= Dome Records =

Dome Records is a British record label which has existed since 1992, specialising in soul and contemporary R&B music.

==History==
The label, also called Dôme Records, was formed in 1992 and has consistently been voted as the United Kingdom's leading black music label by readers of Blues & Soul magazine. Artists signed by Dome Records include Beverley Knight, Hil St Soul, Dennis Taylor, Eric Roberson, Tortured Soul, Incognito, Brenda Russell, Rahsaan Patterson, Donnie, Angela Johnson, Martha Redbone, Carleen Anderson, George Duke, Full Flava, and Don-E. The label also issued Lulu's Independence album in 1993, with a title track that became particularly popular in Europe. "I'm Back for More", a duet on the album with Lulu and Bobby Womack, became the label's first chart success. Dome Records is also the British label for the late American singer-songwriter Andrew Gold.

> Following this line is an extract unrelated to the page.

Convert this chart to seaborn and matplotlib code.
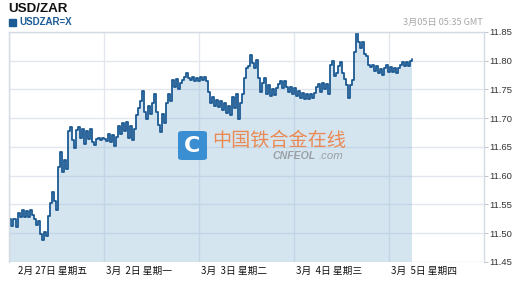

The label was started by Peter Robinson and was initially associated with EMI Records. The label became fully independent in 1995. Prior to starting Dome Records, Robinson had been an A&R person for the RCA, Chrysalis, and CBS labels.

The label's orientation towards urban black music commenced with the release of Beverley Knight's album, The B-Funk, in 1994. The label was noted for developing longstanding relationships with certain artists, such as Full Flava. Initially focusing on British acts, the label accepted offers to produce, develop, or distribute a number of American acts, such as Eric Roberson and Rahsaan Patterson. The latter two are American artists previously signed to major labels, who now release their music independently in the United States and through Dome Records in the United Kingdom.